News Release

Fools' gold found to regulate oxygen

Peer-Reviewed Publication

Weizmann Institute of Science

As sulfur cycles through Earth's atmosphere, oceans and land, it undergoes chemical changes that are often coupled to changes in other such elements as carbon and oxygen. Although this affects the concentration of free oxygen, sulfur has traditionally been portrayed as a secondary factor in regulating atmospheric oxygen, with most of the heavy lifting done by carbon. However, new findings that appeared this week in Science suggest that sulfur's role may have been underestimated.

Drs. Itay Halevy of the Weizmann Institute's Environmental Science and Energy Research Department (Faculty of Chemistry), Shanan Peters of the University of Wisconsin and Woodward Fischer of the California Institute of Technology, were interested in better understanding the global sulfur cycle over the last 550 million years – roughly the period in which oxygen has been at its present atmospheric level of around 20%. They used a database developed and maintained by Peters at the University of Wisconsin, called Macrostrat, which contains detailed information on thousands of rock units in North America and beyond.

The researchers used the database to trace one of the ways in which sulfur exits ocean water into the underlying sediments – the formation of so-called sulfate evaporite minerals. These sulfur-bearing minerals, such as gypsum, settle to the bottom of shallow seas as seawater evaporates. The team found that the formation and burial of sulfate evaporites were highly variable over the last 550 million years, due to changes in shallow sea area, the latitude of ancient continents and sea level. More surprising to Halevy and colleagues was the discovery that only a relatively small fraction of the sulfur cycling through the oceans has exited seawater in this way. Their research showed that the formation and burial of a second sulfur-bearing mineral – pyrite – has apparently been much more important.

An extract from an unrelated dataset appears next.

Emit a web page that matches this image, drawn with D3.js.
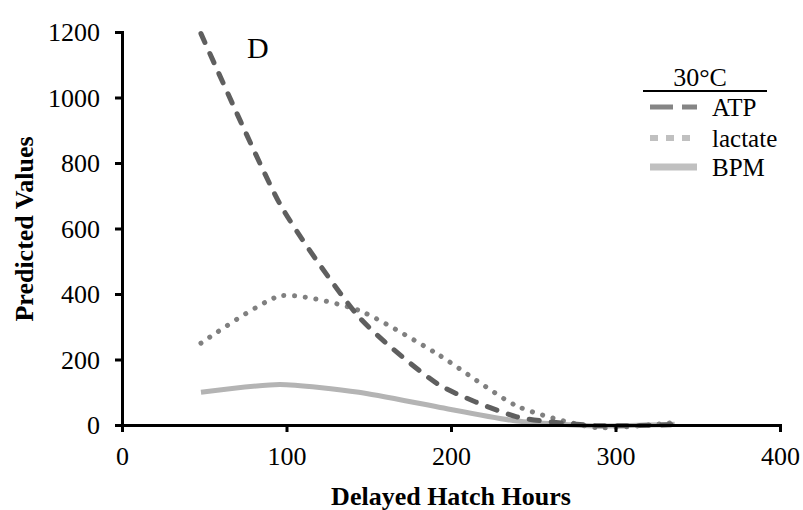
<!DOCTYPE html>
<html>
<head>
<meta charset="utf-8">
<script src="https://cdn.jsdelivr.net/npm/d3@7"></script>
</head>
<body style="margin:0">
<svg id="chart" width="803" height="510"></svg>
<script>
// Predicted values vs. delayed hatch hours at 30°C
const hours   = [48, 96, 144, 192, 240, 288, 336];
const atp     = [1195, 675, 330, 125, 25, -2, 1];
const lactate = [250, 394, 350, 216, 58, -8, 8];
const bpm     = [100, 124, 100, 55, 12, -3, 2];

const xTicks = [0, 100, 200, 300, 400];
const yTicks = [0, 200, 400, 600, 800, 1000, 1200];

const FONT = '"Liberation Serif"';

const series = [
  { name: "ATP",     values: atp,     color: "#5f5f5f", width: 5, dash: "10 12",    cap: "round" },
  { name: "lactate", values: lactate, color: "#808080", width: 5, dash: "0.1 10.6", cap: "round" },
  { name: "BPM",     values: bpm,     color: "#b4b4b4", width: 5, dash: null,       cap: "butt" }
];

const legendItems = [
  { name: "ATP",     color: "#858585", width: 5, dash: "23 9" },
  { name: "lactate", color: "#c0c0c0", width: 6, dash: "8 8" },
  { name: "BPM",     color: "#c0c0c0", width: 7, dash: null }
];

const svg = d3.select("#chart");

const x = d3.scaleLinear().domain([0, 400]).range([122, 780]);
const y = d3.scaleLinear().domain([0, 1200]).range([425, 32]);

// Text helper: every label in Liberation Serif
function label(parent, txt, size, weight) {
  return parent.append("text")
    .style("font-family", FONT)
    .style("font-size", size + "px")
    .style("font-weight", weight || "normal")
    .text(txt);
}

// Series lines (smoothed)
const line = d3.line()
  .x((d, i) => x(hours[i]))
  .y(d => y(d))
  .curve(d3.curveCardinal.tension(0.4));

[series[2], series[1], series[0]].forEach(s => {
  svg.append("path")
    .datum(s.values)
    .attr("d", line)
    .attr("fill", "none")
    .attr("stroke", s.color)
    .attr("stroke-width", s.width)
    .attr("stroke-linecap", s.cap)
    .attr("stroke-linejoin", "round")
    .attr("stroke-dasharray", s.dash);
});

// Axes
const xAxis = svg.append("g")
  .attr("transform", `translate(0,${y(0)})`)
  .call(d3.axisBottom(x).tickValues(xTicks).tickSize(7).tickPadding(15).tickFormat(d3.format("d")));
const yAxis = svg.append("g")
  .attr("transform", `translate(${x(0)},0)`)
  .call(d3.axisLeft(y).tickValues(yTicks).tickSize(7).tickPadding(15).tickFormat(d3.format("d")));

[xAxis, yAxis].forEach(g => {
  g.attr("font-family", null).attr("font-size", null);
  g.select(".domain").attr("stroke", "#000").attr("stroke-width", 3);
  g.selectAll(".tick line").attr("stroke", "#000").attr("stroke-width", 3);
  g.selectAll(".tick text")
    .attr("fill", "#000")
    .style("font-family", FONT)
    .style("font-size", "26px");
});
yAxis.selectAll(".tick text").attr("dy", "0.34em");

// Axis titles
label(svg, "Delayed Hatch Hours", 26, "bold")
  .attr("x", 451).attr("y", 505)
  .attr("text-anchor", "middle");

label(svg, "Predicted Values", 26, "bold")
  .attr("transform", "translate(33,229) rotate(-90)")
  .attr("text-anchor", "middle");

// Panel letter
label(svg, "D", 30).attr("x", 247).attr("y", 58);

// Legend
const lg = svg.append("g");
label(lg, "30°C", 26)
  .attr("x", 700).attr("y", 86)
  .attr("text-anchor", "middle");
lg.append("line")
  .attr("x1", 643).attr("x2", 767)
  .attr("y1", 91).attr("y2", 91)
  .attr("stroke", "#000").attr("stroke-width", 2);

const rowY = [107, 138, 167];
legendItems.forEach((it, i) => {
  lg.append("line")
    .attr("x1", 650).attr("x2", 697)
    .attr("y1", rowY[i]).attr("y2", rowY[i])
    .attr("stroke", it.color)
    .attr("stroke-width", it.width)
    .attr("stroke-dasharray", it.dash);
  label(lg, it.name, 25).attr("x", 712).attr("y", rowY[i] + 9);
});
</script>
</body>
</html>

Pyrite is an iron-sulfur mineral (also known as fools' gold), which forms when microbes in seafloor sediments use the sulfur dissolved in seawater to digest organic matter. The microbes take up sulfur in the form of sulfate (bound to four oxygen atoms) and release it as sulfide (with no oxygen). Oxygen is released during this process, thus making it a source of oxygen in the air. But because this part of the sulfur cycle was thought be minor in comparison to sulfate evaporite burial, (which does not release oxygen) its effect on oxygen levels was also thought to be unimportant.

In testing various theoretical models of the sulfur cycle against the Macrostrat data, the team realized that the production and burial of pyrite has been much more significant than previously thought, accounting for more than 80% of all sulfur removed from the ocean (rather than the 30-40% in prior estimates). As opposed to the variability they saw for sulfate evaporite burial, pyrite burial has been relatively stable throughout the period. The analysis also revealed that most of the sulfur entering the ocean washed in from the weathering of pyrite exposed on land. In other words, there is a balance between pyrite formation and burial, which releases oxygen, and the weathering of pyrite on land, which consumes it. The implication of these findings is that the sulfur cycle regulates the atmospheric concentration of oxygen more strongly than previously appreciated.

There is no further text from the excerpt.